Safe and economic methane gas production, as well as the replacement of methane while sequestering carbon in natural hydrate deposits, requires enhanced geomechanical understanding of the strength and volume responses of hydrate‐bearing sediments during shear. This study employs a custom‐made apparatus to investigate the mechanical and volumetric behaviors of carbon dioxide hydrate‐bearing sediments subjected to direct shear. The results show that both peak and residual strengths increase with increased hydrate saturation and vertical stress. Hydrate contributes mainly the cohesion and dilatancy constraint to the peak strength of hydrate‐bearing sediments. The postpeak strength reduction is more evident and brittle in specimens with higher hydrate saturation and under lower stress.

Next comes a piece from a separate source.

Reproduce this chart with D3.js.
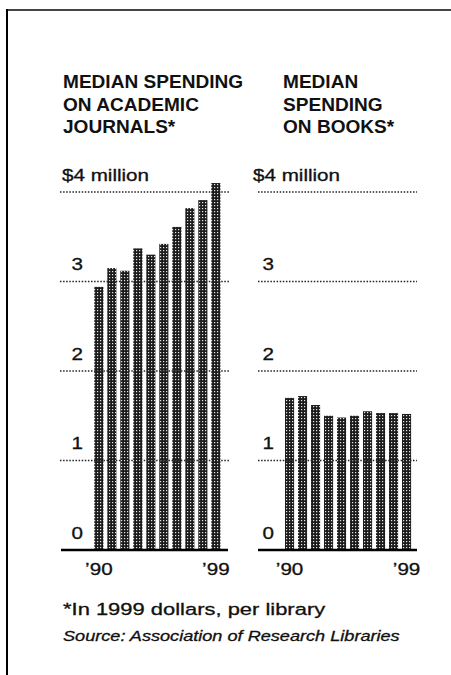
<!DOCTYPE html>
<html>
<head>
<meta charset="utf-8">
<script src="https://cdn.jsdelivr.net/npm/d3@7"></script>
<style>
  body { margin: 0; background: #fff; }
  text { font-family: "Liberation Sans", Arial, Helvetica, sans-serif; fill: #111; }
  text.plain { stroke: #111; stroke-width: 0.3; }
</style>
</head>
<body>
<div class="chart"></div>
<script>
/*************** DATA ***************/
// values in millions of 1999 dollars, per library
var years = [1990, 1991, 1992, 1993, 1994, 1995, 1996, 1997, 1998, 1999];
var journals = [2.94, 3.15, 3.12, 3.37, 3.30, 3.42, 3.61, 3.82, 3.91, 4.10];
var books = [1.70, 1.72, 1.62, 1.50, 1.48, 1.50, 1.55, 1.53, 1.53, 1.52];
var yTicks = [0, 1, 2, 3, 4];
var journalsTitle = ['MEDIAN SPENDING', 'ON ACADEMIC', 'JOURNALS*'];
var booksTitle = ['MEDIAN', 'SPENDING', 'ON BOOKS*'];
var yearLabels = { 1990: '\u201990', 1999: '\u201999' };
var footnote = '*In 1999 dollars, per library';
var source = 'Source: Association of Research Libraries';

const width = 451;
const height = 675;
const stretch = 1.25; // the printed type is wider than Liberation Sans

var svg = d3.select('.chart')
  .append('svg')
  .attr('width', width)
  .attr('height', height);

// halftone fill for the bars
var pat = svg.append('defs').append('pattern')
  .attr('id', 'dots')
  .attr('patternUnits', 'userSpaceOnUse')
  .attr('width', 3)
  .attr('height', 3);
pat.append('rect').attr('width', 3).attr('height', 3).attr('fill', '#1c1c1c');
pat.append('rect').attr('x', 1).attr('y', 1).attr('width', 1.2).attr('height', 1.2).attr('fill', '#e6e6e6');

// frame: top and left rules
svg.append('line')
  .attr('x1', 7).attr('x2', width).attr('y1', 10).attr('y2', 10)
  .attr('stroke', '#444').attr('stroke-width', 1.8);
svg.append('line')
  .attr('x1', 7).attr('x2', 7).attr('y1', 9).attr('y2', height)
  .attr('stroke', '#000').attr('stroke-width', 2);

// shared vertical scale
var y = d3.scaleLinear().domain([0, 4]).range([550, 192]);

// put a horizontally stretched text
function label(g, str, x, yPos, opts) {
  opts = opts || {};
  return g.append('text')
    .attr('class', opts.weight ? 'bold' : 'plain')
    .attr('transform', `translate(${x},${yPos}) scale(${opts.sx || stretch},1)`)
    .attr('text-anchor', opts.anchor || 'start')
    .style('font-size', (opts.size || 16.5) + 'px')
    .style('font-weight', opts.weight || 'normal')
    .style('font-style', opts.style || 'normal')
    .text(str);
}

function panel(values, title, cfg) {
  var g = svg.append('g');

  // title
  title.forEach((t, i) => {
    label(g, t, cfg.titleX, 88 + i * 22.5, { size: 18, weight: 'bold', sx: 1.06 });
  });

  var x = d3.scaleBand()
    .domain(years)
    .range(cfg.band)
    .padding(0.3);

  // bars
  g.selectAll('.bar')
    .data(values)
    .enter()
    .append('rect')
    .attr('class', 'bar')
    .attr('x', (d, i) => x(years[i]))
    .attr('width', x.bandwidth())
    .attr('y', d => y(d))
    .attr('height', d => y(0) - y(d))
    .attr('fill', 'url(#dots)');

  // dotted gridlines drawn over the bars
  g.selectAll('.grid')
    .data(yTicks.filter(d => d > 0))
    .enter()
    .append('line')
    .attr('x1', cfg.grid[0]).attr('x2', cfg.grid[1])
    .attr('y1', d => y(d)).attr('y2', d => y(d))
    .attr('stroke', '#222')
    .attr('stroke-width', 1.4)
    .attr('stroke-dasharray', '1.5,1.6');

  // baseline
  g.append('line')
    .attr('x1', cfg.base[0]).attr('x2', cfg.base[1])
    .attr('y1', y(0)).attr('y2', y(0))
    .attr('stroke', '#000')
    .attr('stroke-width', 2.5);

  // tick labels
  yTicks.forEach(t => {
    if (t === 4) {
      label(g, '$4 million', cfg.labelEnd - 21, y(t) - 11.5);
    } else {
      label(g, String(t), cfg.labelEnd, y(t) - 11.5, { anchor: 'end' });
    }
  });

  // year labels
  Object.keys(yearLabels).forEach(yr => {
    label(g, yearLabels[yr], x(+yr) + x.bandwidth() / 2, 575, { anchor: 'middle' });
  });
}

panel(journals, journalsTitle, {
  titleX: 63, band: [90.4, 224.3], grid: [60, 230], base: [61, 228], labelEnd: 83
});
panel(books, booksTitle, {
  titleX: 283, band: [281.1, 415], grid: [258, 417], base: [258, 417], labelEnd: 274
});

// notes
label(svg, footnote, 63, 615, { size: 16.5, sx: 1.33 });
label(svg, source, 63, 641, { size: 14.5, style: 'italic' });
</script>
</body>
</html>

Significant strength reduction after shear failure is expected in silty sediments with high hydrate saturation S h  ≥ 0.65. Hydrate contribution to the residual strength is mainly by increasing cohesion at low hydrate saturation and friction at high hydrate saturation. Stress state and hydrate saturation are dominating both the stiffness and the strength of hydrate‐bearing sediments; thus, a wave velocity‐based peak strength prediction model is proposed and validated, which allows for precise estimation of the shear strength of hydrate‐bearing sediments through acoustic logging data. This method is advantageous to geomechanical simulators, particularly when the experimental strength data of natural samples are not available.